Quindi, siamo assolutamente dalla stessa parte di Coletti, a partire dal punto di partenza: «La verità ha bisogno di coraggio per essere detta tutta» e, quindi, «ne debbono avere anche don Gallo, i genitori del povero Carlo Giuliani e i loro amici della sinistra estrema. La verità non è, io credo, del tutto comoda neppure per loro e il bellissimo film di Vicari, Diaz, lo fa vedere con onestà, mettendo a nudo, all'inizio, la gratuita violenza del Blocco Nero, dei turisti della devastazione globale. Nei giorni del G8 non ci sono state solo, da una parte, una polizia inefficiente e feroce, guidata da dirigenti e funzionari che hanno perduto la testa e l'onore, e dall'altra, una folla enorme di dimostranti miti e motivati, scesi nelle piazze per esprimere il loro rifiuti di un'idea di mondo, della cui follia oggi la crisi rende tutti consapevoli».
E qui Vittorio Coletti - dimostrandosi Intellettuale vero, se si intende con questo termine chi usa l'Intelletto, di chi ha il coraggio di posizioni che non sono sempre quelle scontate - va oltre e spiega: «C'erano purtroppo anche manifestanti che correvano le strade di Genova per una truce passione di guerra, di violenza, di distruzione, tra gioco nefasto e nichilismo politico; che sfondavano vetrine non presidiate, sfasciavano automobili di gente comune, provocavano e aggredivano il corteo dei dimostranti inermi e le imbelli forze dell'ordine».
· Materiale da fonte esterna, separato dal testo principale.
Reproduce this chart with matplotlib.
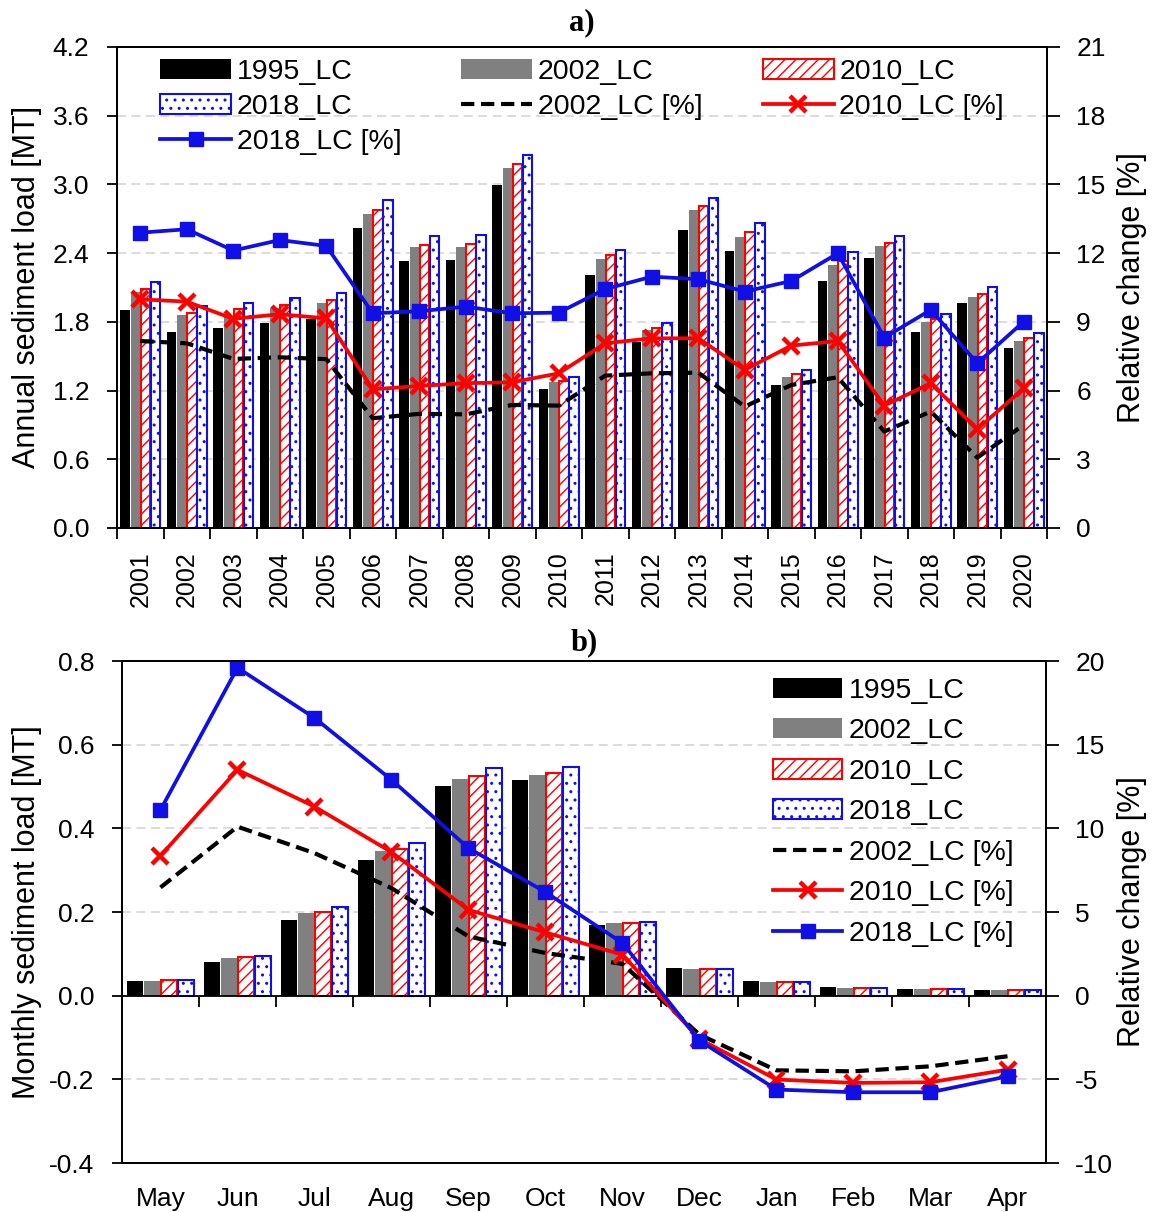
import numpy as np
import matplotlib
matplotlib.use("Agg")
import matplotlib.pyplot as plt
from matplotlib.ticker import FixedLocator, FormatStrFormatter

plt.rcParams["font.family"] = ["Liberation Sans", "DejaVu Sans"]
plt.rcParams["axes.unicode_minus"] = False
plt.rcParams["hatch.linewidth"] = 1.0

# ---------------- annual data (a) ----------------
years = [str(y) for y in range(2001, 2021)]
annual_1995 = [1.90, 1.71, 1.75, 1.79, 1.82, 2.62, 2.33, 2.34, 2.99, 1.21,
               2.21, 1.62, 2.60, 2.42, 1.25, 2.16, 2.36, 1.71, 1.96, 1.57]
annual_2002 = [2.06, 1.86, 1.84, 1.92, 1.96, 2.74, 2.45, 2.45, 3.14, 1.27,
               2.35, 1.73, 2.78, 2.54, 1.32, 2.30, 2.46, 1.80, 2.02, 1.63]
annual_2010 = [2.09, 1.88, 1.91, 1.95, 1.99, 2.78, 2.47, 2.48, 3.18, 1.28,
               2.38, 1.75, 2.81, 2.58, 1.34, 2.33, 2.49, 1.82, 2.04, 1.66]
annual_2018 = [2.15, 1.94, 1.96, 2.01, 2.05, 2.86, 2.55, 2.56, 3.26, 1.32,
               2.43, 1.79, 2.88, 2.66, 1.38, 2.41, 2.55, 1.87, 2.10, 1.70]
annual_pct_2002 = [8.16, 8.06, 7.38, 7.45, 7.37, 4.79, 4.98, 4.96, 5.37, 5.34,
                   6.65, 6.75, 6.78, 5.30, 6.24, 6.58, 4.21, 5.08, 3.07, 4.50]
annual_pct_2010 = [9.98, 9.88, 9.13, 9.33, 9.15, 6.05, 6.20, 6.32, 6.36, 6.75,
                   8.06, 8.28, 8.28, 6.90, 7.96, 8.16, 5.34, 6.32, 4.31, 6.10]
annual_pct_2018 = [12.89, 13.04, 12.11, 12.57, 12.31, 9.37, 9.46, 9.66, 9.37, 9.40,
                   10.43, 10.97, 10.86, 10.32, 10.78, 11.99, 8.31, 9.52, 7.19, 9.01]

# ---------------- monthly data (b) ----------------
months = ["May", "Jun", "Jul", "Aug", "Sep", "Oct", "Nov", "Dec",
          "Jan", "Feb", "Mar", "Apr"]
monthly_1995 = [0.034, 0.081, 0.181, 0.325, 0.501, 0.515, 0.170, 0.066,
                0.034, 0.020, 0.016, 0.014]
monthly_2002 = [0.036, 0.089, 0.197, 0.346, 0.519, 0.528, 0.174, 0.064,
                0.033, 0.019, 0.015, 0.014]
monthly_2010 = [0.037, 0.092, 0.201, 0.351, 0.526, 0.533, 0.174, 0.064,
                0.033, 0.018, 0.015, 0.013]
monthly_2018 = [0.037, 0.096, 0.211, 0.365, 0.544, 0.546, 0.175, 0.064,
                0.032, 0.018, 0.015, 0.013]
monthly_pct_2002 = [6.47, 10.1, 8.52, 6.43, 3.54, 2.55, 1.90, -2.33,
                    -4.46, -4.52, -4.22, -3.62]
monthly_pct_2010 = [8.36, 13.5, 11.3, 8.58, 5.13, 3.78, 2.45, -2.59,
                    -5.01, -5.21, -5.17, -4.42]
monthly_pct_2018 = [11.1, 19.6, 16.6, 12.9, 8.82, 6.19, 3.15, -2.69,
                    -5.61, -5.77, -5.77, -4.82]

BLUE = "#1010E6"
RED = "#FF0000"
GRAY = "#808080"
YTICK_FS = 19
YEAR_FS = 18
MONTH_FS = 19
LABEL_FS = 22
LEG_FS = 20.5
SERIF = ["Liberation Serif", "DejaVu Serif"]

fig = plt.figure(figsize=(11.53, 12.12), dpi=100)
ax_a = fig.add_axes([0.1015, 0.5644, 0.8066, 0.3969])
ax_b = fig.add_axes([0.1058, 0.0404, 0.8014, 0.4142])


def draw_bars(ax, n, series):
    x = np.arange(n)
    w = 0.2
    offs = [-0.33, -0.11, 0.11, 0.33]
    styles = [
        dict(color="black", label="1995_LC"),
        dict(color=GRAY, label="2002_LC"),
        dict(facecolor="white", edgecolor=RED, hatch="///", linewidth=1.5, label="2010_LC"),
        dict(facecolor="white", edgecolor=BLUE, hatch="..", linewidth=1.5, label="2018_LC"),
    ]
    handles = []
    for vals, off, st in zip(series, offs, styles):
        h = ax.bar(x + off, vals, w, zorder=2, **st)
        handles.append(h)
    return handles


def draw_lines(ax, n, series):
    x = np.arange(n)
    h1, = ax.plot(x, series[0], color="black", lw=3.0, ls=(0, (3.2, 1.6)),
                  label="2002_LC [%]")
    h2, = ax.plot(x, series[1], color=RED, lw=2.7, marker="x", ms=12, mew=3.2,
                  label="2010_LC [%]")
    h3, = ax.plot(x, series[2], color=BLUE, lw=2.7, marker="s", ms=10.5,
                  label="2018_LC [%]")
    return [h1, h2, h3]


def style_axes(ax, axr, n, ylim, yticks, rlim, rticks):
    ax.set_xlim(-0.5, n - 0.5)
    ax.set_ylim(*ylim)
    ax.set_yticks(yticks)
    ax.yaxis.set_major_formatter(FormatStrFormatter("%.1f"))
    ax.set_axisbelow(True)
    ax.yaxis.grid(True, color="#d9d9d9", ls=(0, (5, 3)), lw=1.3)
    axr.set_ylim(*rlim)
    axr.set_yticks(rticks)
    ax.tick_params(axis="y", direction="out", length=7, width=1.3,
                   labelsize=YTICK_FS, pad=13)
    axr.tick_params(axis="y", direction="out", length=9, width=1.3,
                    labelsize=YTICK_FS, pad=12)
    for a in (ax, axr):
        for s in a.spines.values():
            s.set_linewidth(1.3)


def place_ylabels(fig, ax, axr, left_px, right_px):
    # put both y labels at fixed pixel columns of the figure
    fw = fig.get_figwidth() * fig.dpi
    x0, _, w, _ = ax.get_position().bounds
    ax.yaxis.set_label_coords((left_px / fw - x0) / w, 0.5)
    axr.yaxis.set_label_coords((right_px / fw - x0) / w, 0.5)


# ---------------- panel a ----------------
nA = len(years)
bars_a = draw_bars(ax_a, nA, [annual_1995, annual_2002, annual_2010, annual_2018])
axr_a = ax_a.twinx()
lines_a = draw_lines(axr_a, nA, [annual_pct_2002, annual_pct_2010, annual_pct_2018])
style_axes(ax_a, axr_a, nA, (0, 4.2), np.arange(0, 4.21, 0.6),
           (0, 21), np.arange(0, 22, 3))
ax_a.set_xticks(np.arange(nA))
ax_a.set_xticklabels(years, rotation=90, fontsize=YEAR_FS)
ax_a.xaxis.set_minor_locator(FixedLocator(np.arange(-0.5, nA, 1.0)))
ax_a.tick_params(axis="x", which="major", length=0, pad=17)
ax_a.tick_params(axis="x", which="minor", direction="out", length=8, width=1.3)
ax_a.set_ylabel("Annual sediment load [MT]", fontsize=LABEL_FS)
axr_a.set_ylabel("Relative change [%]", fontsize=LABEL_FS)
place_ylabels(fig, ax_a, axr_a, 42, 1117)
ax_a.set_title("a)", fontsize=22, fontweight="bold", family=SERIF, pad=12)

order = [bars_a[0], bars_a[3], lines_a[2], bars_a[1], lines_a[0], bars_a[2], lines_a[1]]
axr_a.legend(handles=order, labels=[h.get_label() for h in order], ncol=3,
             loc="upper left", bbox_to_anchor=(0.040, 0.986), frameon=False,
             fontsize=LEG_FS, handlelength=2.5, handletextpad=0.2,
             columnspacing=2.1, labelspacing=0.31, borderaxespad=0.0,
             borderpad=0.2)

# ---------------- panel b ----------------
nB = len(months)
bars_b = draw_bars(ax_b, nB, [monthly_1995, monthly_2002, monthly_2010, monthly_2018])
axr_b = ax_b.twinx()
lines_b = draw_lines(axr_b, nB, [monthly_pct_2002, monthly_pct_2010, monthly_pct_2018])
style_axes(ax_b, axr_b, nB, (-0.4, 0.8), np.arange(-0.4, 0.81, 0.2),
           (-10, 20), np.arange(-10, 21, 5))
ax_b.set_xticks(np.arange(nB))
ax_b.set_xticklabels(months, fontsize=MONTH_FS)
ax_b.tick_params(axis="x", which="major", length=0, pad=17)
# zero baseline with group separators
ax_b.axhline(0, color="black", lw=1.3, zorder=3)
sec = ax_b.secondary_xaxis(1 / 3)
sec.set_xticks(np.arange(-0.5, nB, 1.0))
sec.tick_params(axis="x", direction="out", length=8, width=1.3, labelbottom=False,
                labeltop=False, bottom=True, top=False)
sec.spines["bottom"].set_visible(False)
sec.spines["top"].set_visible(False)
ax_b.set_ylabel("Monthly sediment load [MT]", fontsize=LABEL_FS)
axr_b.set_ylabel("Relative change [%]", fontsize=LABEL_FS)
place_ylabels(fig, ax_b, axr_b, 42, 1117)
ax_b.set_title("b)", fontsize=22, fontweight="bold", family=SERIF, pad=8)

leg_b = bars_b + lines_b
axr_b.legend(handles=leg_b, labels=[h.get_label() for h in leg_b], ncol=1,
             loc="upper right", bbox_to_anchor=(0.971, 0.978), frameon=False,
             fontsize=LEG_FS, handlelength=2.4, handletextpad=0.25,
             labelspacing=0.51, borderaxespad=0.0, borderpad=0.2)

fig.savefig("out.png", dpi=100)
Mica finita. Coletti ha anche il coraggio di rompere l'ultimo tabù, quello assoluto, la beatificazione di Carlo Giuliani. E, intendiamoci, non è che servisse un Intellettuale per dire che Carlo non era un santo. Però, in certi mondi, serve coraggio anche per l'ovvietà (e, a scanso di equivoci, dico che lo stesso vale per alcuni di destra che difesero l'indifendibile alla Diaz o a Bolzaneto). E, quindi, viva il coraggio di Coletti, quando individua fra i violenti proprio Giuliani: «Duole dirlo, ma c'è il rischio che tra costoro possa essere annoverato, magari più per frutto del caso che per premeditata aggregazione, anche Carlo Giuliani, visto che nessun pacifico dimostrante si sarebbe mai sognato di scagliare un estintore contro una camionetta dei carabinieri. La violenza del ragazzo non giustifica la sua uccisione, ovviamente. Ma chi chiede di di rivedere tutta la storia che ha portato anche alla tragica morte del giovane deve essere, per onestà intellettuale, pronto a riconoscere che, forse, lo sventurato ragazzo non stava dalla parte dei giusti, degli operatori di pace in quel frangente».
Fino alla chiusa, che chiede «limpidità di giudizio», almeno dopo più di dieci anni dai fatti: «le verità non sono mai a senso unico, a loro modo consolatorie» e «il bene e il male non stanno mai tutti interamente da una parte sola».
È davvero un punto d'arrivo. Anzi, di partenza.